▶ _Stated problem_
Set down the material below word for word, excluding the pictures.

▶ _Source excerpt_
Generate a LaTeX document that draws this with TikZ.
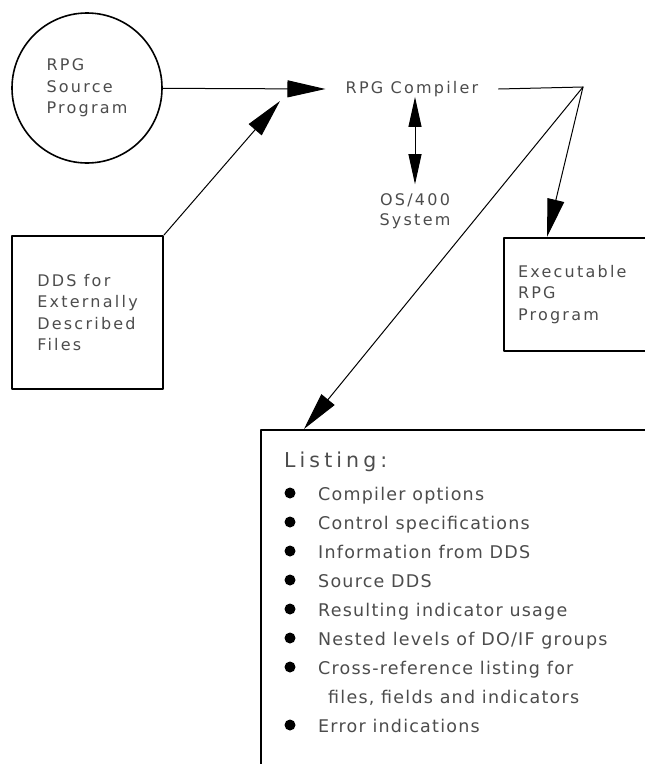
\documentclass[tikz,border=0pt]{standalone}
\usepackage{fontspec}
\setmainfont{DejaVu Sans}[LetterSpace=14]
\newfontfamily\listfont{DejaVu Sans}[LetterSpace=7]
\newfontfamily\titlefont{DejaVu Sans}[LetterSpace=20]
\usetikzlibrary{arrows.meta}

\begin{document}
\begin{tikzpicture}[line cap=round,line join=round,x=1pt,y=-1pt,
  >={Triangle[length=38pt,width=17pt]},
  txt/.style={text=black!70,font=\fontsize{16}{21.5}\selectfont,align=left,inner sep=0pt},
  box/.style={draw,line width=2pt},
  item/.style={text=black!70,font=\listfont\fontsize{17.5}{18}\selectfont,anchor=base west,inner sep=0pt},
  dot/.style={circle,fill,inner sep=0pt,minimum size=11pt}]
\useasboundingbox (0,0) rectangle (645,764);
\clip (0,0) rectangle (645,764);
\node[draw,circle,line width=1.6pt,minimum size=150pt,txt] (src) at (87,88) {RPG\\Source\\Program};
\node[box,minimum width=151pt,minimum height=153pt,txt] (dds) at (87.5,312.5) {DDS for\\Externally\\Described\\Files};
\node[txt,inner xsep=20pt] (comp) at (412,89) {RPG Compiler};
\node[txt,align=center,inner ysep=9pt,font=\fontsize{16}{20}\selectfont] (os) at (415,211) {OS/400\\System};
\node[box,txt,anchor=north west,minimum height=113pt,text width=170pt,inner xsep=14pt] (exe) at (503,237) {Executable\\RPG\\Program};
\node[box,anchor=north west,minimum width=420pt,minimum height=360pt] (lst) at (260,429) {};
% listing text
\node[item,font=\titlefont\fontsize{20.5}{21}\selectfont] (title) at (284,467) {Listing:};
\foreach \i/\t in {1/{Compiler options},2/{Control specifications},3/{Information from DDS},4/{Source DDS},5/{Resulting indicator usage},6/{Nested levels of DO/IF groups},7/{Cross-reference listing for},9/{Error indications}}{
  \node[dot] (dot\i) at (290,{500+29*(\i-1)-7}) {};
  \node[item] (item\i) at (318,{500+29*(\i-1)}) {\t};
}
\node[item] (item8) at (328,703) {files, fields and indicators};
% connectors
\coordinate (split) at (583,87);
\coordinate (in2) at (280,101);
\coordinate (exetop) at (547,237);
\coordinate (lsttop) at (304,429);
\draw[->,line width=1pt] (src) -- (comp.west);
\draw[->,line width=1pt] (dds.north east) -- (in2);
\draw[line width=1pt] (comp.east) -- (split);
\draw[->,line width=1pt] (split) -- (exetop);
\draw[->,line width=1pt] (split) -- (lsttop);
\draw[{Triangle[length=30pt,width=13pt]}-{Triangle[length=30pt,width=13pt]},line width=1pt] (os.north) -- (os.north |- comp.south);
\end{tikzpicture}
\end{document}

▶ _Solved exercise_
Generate a LaTeX document that draws this with TikZ.
\documentclass[tikz,border=0pt]{standalone}
\usepackage{fontspec}
\setmainfont{DejaVu Sans}[LetterSpace=14]
\newfontfamily\listfont{DejaVu Sans}[LetterSpace=7]
\newfontfamily\titlefont{DejaVu Sans}[LetterSpace=20]
\usetikzlibrary{arrows.meta}

\begin{document}
\begin{tikzpicture}[line cap=round,line join=round,x=1pt,y=-1pt,
  >={Triangle[length=38pt,width=17pt]},
  txt/.style={text=black!70,font=\fontsize{16}{21.5}\selectfont,align=left,inner sep=0pt},
  box/.style={draw,line width=2pt},
  item/.style={text=black!70,font=\listfont\fontsize{17.5}{18}\selectfont,anchor=base west,inner sep=0pt},
  dot/.style={circle,fill,inner sep=0pt,minimum size=11pt}]
\useasboundingbox (0,0) rectangle (645,764);
\clip (0,0) rectangle (645,764);
\node[draw,circle,line width=1.6pt,minimum size=150pt,txt] (src) at (87,88) {RPG\\Source\\Program};
\node[box,minimum width=151pt,minimum height=153pt,txt] (dds) at (87.5,312.5) {DDS for\\Externally\\Described\\Files};
\node[txt,inner xsep=20pt] (comp) at (412,89) {RPG Compiler};
\node[txt,align=center,inner ysep=9pt,font=\fontsize{16}{20}\selectfont] (os) at (415,211) {OS/400\\System};
\node[box,txt,anchor=north west,minimum height=113pt,text width=170pt,inner xsep=14pt] (exe) at (503,237) {Executable\\RPG\\Program};
\node[box,anchor=north west,minimum width=420pt,minimum height=360pt] (lst) at (260,429) {};
% listing text
\node[item,font=\titlefont\fontsize{20.5}{21}\selectfont] (title) at (284,467) {Listing:};
\foreach \i/\t in {1/{Compiler options},2/{Control specifications},3/{Information from DDS},4/{Source DDS},5/{Resulting indicator usage},6/{Nested levels of DO/IF groups},7/{Cross-reference listing for},9/{Error indications}}{
  \node[dot] (dot\i) at (290,{500+29*(\i-1)-7}) {};
  \node[item] (item\i) at (318,{500+29*(\i-1)}) {\t};
}
\node[item] (item8) at (328,703) {files, fields and indicators};
% connectors
\coordinate (split) at (583,87);
\coordinate (in2) at (280,101);
\coordinate (exetop) at (547,237);
\coordinate (lsttop) at (304,429);
\draw[->,line width=1pt] (src) -- (comp.west);
\draw[->,line width=1pt] (dds.north east) -- (in2);
\draw[line width=1pt] (comp.east) -- (split);
\draw[->,line width=1pt] (split) -- (exetop);
\draw[->,line width=1pt] (split) -- (lsttop);
\draw[{Triangle[length=30pt,width=13pt]}-{Triangle[length=30pt,width=13pt]},line width=1pt] (os.north) -- (os.north |- comp.south);
\end{tikzpicture}
\end{document}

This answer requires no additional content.